Jacob Elordi as Heathcliff and Margot Robbie as Catherine Earnshaw...

 Jacob Elordi as Heathcliff and Margot Robbie as Catherine Earnshaw in “Wuthering Heights.”  Credit: Warner Bros. Pictures

PLOT A headstrong girl and an orphaned boy form a powerful bond that may doom them both.

CAST Margot Robbie, Jacob Elordi, Alison Oliver

RATED R (strong sexual content)

LENGTH 2:16

WHERE Area theaters.

BOTTOM LINE Swooning, steamy and more than a little kinky, with hot-blooded performances from its two ravishing stars.

Who better than UK provocateur Emerald Fennell to write and direct a new adaptation of "Wuthering Heights," Emily Brontë’s feverishly erotic romance from 1847? What Merle Oberon and Laurence Olivier couldn’t dream of doing on screen in William Wyler’s 1939 version, Margot Robbie and Jacob Elordi do, and then some. Liberally reworking Brontë’s narrative while also uncovering the hidden kink in her prose, "Wuthering Heights" delivers a well-timed Valentine’s Day weekend fantasy with just enough art-house affectation to elevate itself above mere bodice-ripper. Although it’s that, too.
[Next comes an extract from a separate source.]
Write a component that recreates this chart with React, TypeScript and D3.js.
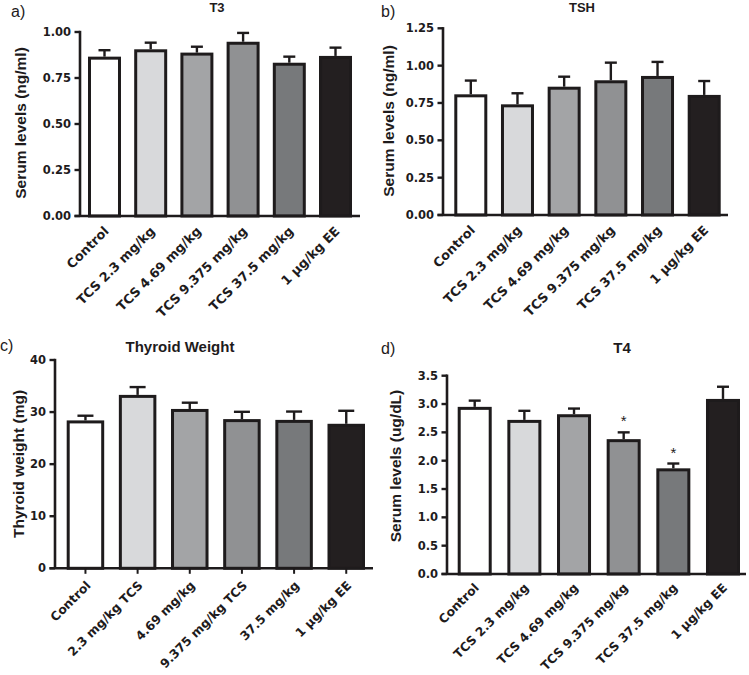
import React from "react";
import * as d3 from "d3";

// ---------- data ----------
const serumCategories = ["Control", "TCS 2.3 mg/kg", "TCS 4.69 mg/kg", "TCS 9.375 mg/kg", "TCS 37.5 mg/kg", "1 µg/kg EE"];
const weightCategories = ["Control", "2.3 mg/kg TCS", "4.69 mg/kg", "9.375 mg/kg TCS", "37.5 mg/kg", "1 µg/kg EE"];

const t3Means = [0.866, 0.906, 0.888, 0.947, 0.833, 0.87];
const t3Errors = [0.035, 0.036, 0.032, 0.048, 0.033, 0.045];
const t3Ticks = [0, 0.25, 0.5, 0.75, 1.0];

const tshMeans = [0.808, 0.741, 0.859, 0.902, 0.931, 0.804];
const tshErrors = [0.092, 0.074, 0.067, 0.118, 0.094, 0.093];
const tshTicks = [0, 0.25, 0.5, 0.75, 1.0, 1.25];

const weightMeans = [28.4, 33.3, 30.6, 28.65, 28.5, 27.75];
const weightErrors = [0.9, 1.5, 1.2, 1.4, 1.6, 2.5];
const weightTicks = [0, 10, 20, 30, 40];

const t4Means = [2.95, 2.72, 2.82, 2.38, 1.865, 3.09];
const t4Errors = [0.11, 0.16, 0.1, 0.12, 0.085, 0.215];
const t4Significant = [false, false, false, true, true, false];
const t4Ticks = [0, 0.5, 1.0, 1.5, 2.0, 2.5, 3.0, 3.5];

const barColors = ["#ffffff", "#d8d9db", "#a3a4a6", "#909193", "#77797b", "#231f20"];

// ---------- layout ----------
const INK = "#1e1b1c";
const TICK_FONT = "'DejaVu Sans', sans-serif";
const LABEL_FONT = "'Liberation Sans', Arial, sans-serif";

type PanelProps = {
  letter: string;
  letterX: number;
  letterY: number;
  title: string;
  titleX: number;
  titleY: number;
  titleSize: number;
  yLabel: string;
  yLabelX: number;
  yLabelY: number;
  categories: string[];
  means: number[];
  errors: number[];
  ticks: number[];
  tickFormat: string;
  domainMax: number;
  x0: number;
  x1: number;
  yTop: number;
  yBottom: number;
  barStart: number;
  barEnd: number;
  padInner: number;
  capWidth: number;
  xTicks?: boolean;
  labelDx: number;
  labelDy: number;
  labelSize: number;
  significant?: boolean[];
};

function Panel(p: PanelProps) {
  const y = d3.scaleLinear().domain([0, p.domainMax]).range([p.yBottom, p.yTop]);
  const x = d3
    .scaleBand<string>()
    .domain(p.categories)
    .range([p.barStart, p.barEnd])
    .paddingInner(p.padInner)
    .paddingOuter(0);
  const fmt = d3.format(p.tickFormat);
  const bw = x.bandwidth();
  return (
    <g>
      <text x={p.letterX} y={p.letterY} fontFamily={LABEL_FONT} fontSize={16} fill={INK}>
        {p.letter}
      </text>
      <text
        x={p.titleX}
        y={p.titleY}
        textAnchor="middle"
        fontFamily={LABEL_FONT}
        fontWeight="bold"
        fontSize={p.titleSize}
        fill={INK}
      >
        {p.title}
      </text>
      <text
        transform={`translate(${p.yLabelX},${p.yLabelY}) rotate(-90)`}
        textAnchor="middle"
        fontFamily={LABEL_FONT}
        fontWeight="bold"
        fontSize={15.5}
        fill={INK}
      >
        {p.yLabel}
      </text>
      {/* bars */}
      {p.categories.map((c, i) => {
        const bx = x(c) as number;
        const top = y(p.means[i]);
        const errTop = y(p.means[i] + p.errors[i]);
        const cx = bx + bw / 2;
        return (
          <g key={c}>
            <line x1={cx} x2={cx} y1={top} y2={errTop} stroke={INK} strokeWidth={2.4} />
            <line
              x1={cx - p.capWidth / 2}
              x2={cx + p.capWidth / 2}
              y1={errTop}
              y2={errTop}
              stroke={INK}
              strokeWidth={2.4}
            />
            <rect
              x={bx + 1.5}
              y={top + 1.5}
              width={bw - 3}
              height={y(0) - top - 1.5}
              fill={barColors[i]}
              stroke={INK}
              strokeWidth={3}
            />
            {p.significant && p.significant[i] ? (
              <text x={cx} y={errTop - 6} textAnchor="middle" fontFamily={LABEL_FONT} fontSize={15} fill={INK}>
                *
              </text>
            ) : null}
          </g>
        );
      })}
      {/* y axis */}
      <line x1={p.x0} x2={p.x0} y1={p.yTop - 1.2} y2={p.yBottom} stroke={INK} strokeWidth={2.6} />
      {p.ticks.map((t) => (
        <g key={t}>
          <line x1={p.x0 - 5.5} x2={p.x0} y1={y(t)} y2={y(t)} stroke={INK} strokeWidth={2.4} />
          <text
            x={p.x0 - 9}
            y={y(t)}
            dy="0.36em"
            textAnchor="end"
            fontFamily={TICK_FONT}
            fontWeight="bold"
            fontSize={11.5}
            fill={INK}
          >
            {fmt(t)}
          </text>
        </g>
      ))}
      {/* x axis */}
      <line x1={p.x0 - 5.5} x2={p.x1} y1={p.yBottom} y2={p.yBottom} stroke={INK} strokeWidth={2.6} />
      {p.categories.map((c) => {
        const cx = (x(c) as number) + bw / 2;
        return (
          <g key={"lab" + c}>
            {p.xTicks ? (
              <line x1={cx} x2={cx} y1={p.yBottom} y2={p.yBottom + 5.5} stroke={INK} strokeWidth={2} />
            ) : null}
            <text
              transform={`translate(${cx + p.labelDx},${p.yBottom + p.labelDy}) rotate(-45)`}
              textAnchor="end"
              fontFamily={TICK_FONT}
              fontWeight="bold"
              fontSize={p.labelSize}
              fill={INK}
            >
              {c}
            </text>
          </g>
        );
      })}
    </g>
  );
}

export default function App() {
  return (
    <svg width={749} height={675} style={{ display: "block", position: "absolute", left: 0, top: 0 }}>
      <rect width={749} height={675} fill="#ffffff" />
      <Panel
        letter="a)"
        letterX={11}
        letterY={17}
        title="T3"
        titleX={217}
        titleY={12}
        titleSize={13}
        yLabel="Serum levels (ng/ml)"
        yLabelX={26}
        yLabelY={123}
        categories={serumCategories}
        means={t3Means}
        errors={t3Errors}
        ticks={t3Ticks}
        tickFormat=".2f"
        domainMax={1.0}
        x0={80}
        x1={360}
        yTop={32}
        yBottom={216}
        barStart={88}
        barEnd={352}
        padInner={0.286}
        capWidth={12}
        labelDx={5}
        labelDy={16}
        labelSize={12.8}
      />
      <Panel
        letter="b)"
        letterX={381}
        letterY={17}
        title="TSH"
        titleX={582}
        titleY={12}
        titleSize={13}
        yLabel="Serum levels (ng/ml)"
        yLabelX={394}
        yLabelY={121}
        categories={serumCategories}
        means={tshMeans}
        errors={tshErrors}
        ticks={tshTicks}
        tickFormat=".2f"
        domainMax={1.25}
        x0={443}
        x1={728}
        yTop={28.3}
        yBottom={215}
        barStart={454.3}
        barEnd={720.7}
        padInner={0.293}
        capWidth={12}
        labelDx={5}
        labelDy={16}
        labelSize={12.8}
      />
      <Panel
        letter="c)"
        letterX={0}
        letterY={351}
        title="Thyroid Weight"
        titleX={180}
        titleY={352}
        titleSize={15}
        yLabel="Thyroid weight (mg)"
        yLabelX={24}
        yLabelY={464}
        categories={weightCategories}
        means={weightMeans}
        errors={weightErrors}
        ticks={weightTicks}
        tickFormat="d"
        domainMax={40}
        x0={55}
        x1={373}
        yTop={360}
        yBottom={568.3}
        barStart={66.7}
        barEnd={365}
        padInner={0.281}
        capWidth={16}
        xTicks={true}
        labelDx={6}
        labelDy={18}
        labelSize={12.3}
      />
      <Panel
        letter="d)"
        letterX={381}
        letterY={354}
        title="T4"
        titleX={622}
        titleY={352.5}
        titleSize={15}
        yLabel="Serum levels (ug/dL)"
        yLabelX={401}
        yLabelY={466}
        categories={serumCategories}
        means={t4Means}
        errors={t4Errors}
        ticks={t4Ticks}
        tickFormat=".1f"
        domainMax={3.5}
        x0={447}
        x1={746}
        yTop={375.7}
        yBottom={574}
        barStart={457.7}
        barEnd={740}
        padInner={0.315}
        capWidth={12}
        labelDx={5}
        labelDy={14.5}
        labelSize={12.3}
        significant={t4Significant}
      />
    </svg>
  );
}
Fennell states her thesis in the opening scene: a public hanging that sends the gathered crowd into a near-orgiastic frenzy. Sex and death now firmly connected, she turns our attention to young Cathy Earnshaw (Charlotte Mellington), her hot-tempered father (a memorable Martin Clunes) and his latest charity case, the orphaned Heathcliff (Owen Cooper, of Netflix’s "Adolescence"). The young actors do solid work here, establishing a tender bond we won’t forget, while an excellent Hong Chau ("The Whale") adds new complexity to the role of Nelly, the Earnshaws’ housekeeper.

Initially, Robbie and Elordi play Heathcliff and Cathy as overgrown adolescents: playful, hurtful, barely aware that they’re sliding toward financial ruin. After Cathy agrees to marry her wealthy new neighbor, Edgar Linton (Shazad Latif), a furious Heathcliff rides off into the night — a great Hollywood moment, complete with dying sunset and Anthony Willis’ mournful score. He returns transformed into a gentleman, just as Cathy is now a rich man’s wife. The two leads really shine in these scenes: Elordi grows more brutish in his expensive suit, while Robbie keeps her ladylike poise in the most compromising positions. The Games Heathcliff and Cathy play now have real consequences, and Edgar’s sheltered sister, Isabella (a terrific Alison Oliver), might make a convenient pawn.

This is the third film from Fennell, the button-pushing, visually audacious auteur behind "Promising Young Woman" and "Saltburn." Those films felt calculated to shock, but "Wuthering Heights" feels like it comes from Fennell’s heart (or at least her libido). She really indulges her inner Ken Russell here, staging scenes of bestial foreplay, zeroing in on anything remotely suggestive (flowers, bread dough, snails) and even decorating one room with wallpaper the exact color of Cathy’s skin (with veins, yet).

"Wuthering Heights" occasionally feels like a music video thanks to the anachronistic pop songs of charli xcx, the pastrylike costumes by Jacqueline Durran and the fanciful visual touches (like a fireplace made of dozens of porcelain hands). It all adds to the heightened effect, but it’s the two lovers’ raw emotions that stay with us. "Whatever our souls are made of," Cathy says in one of Brontë’s most famous lines, "his and mine are the same."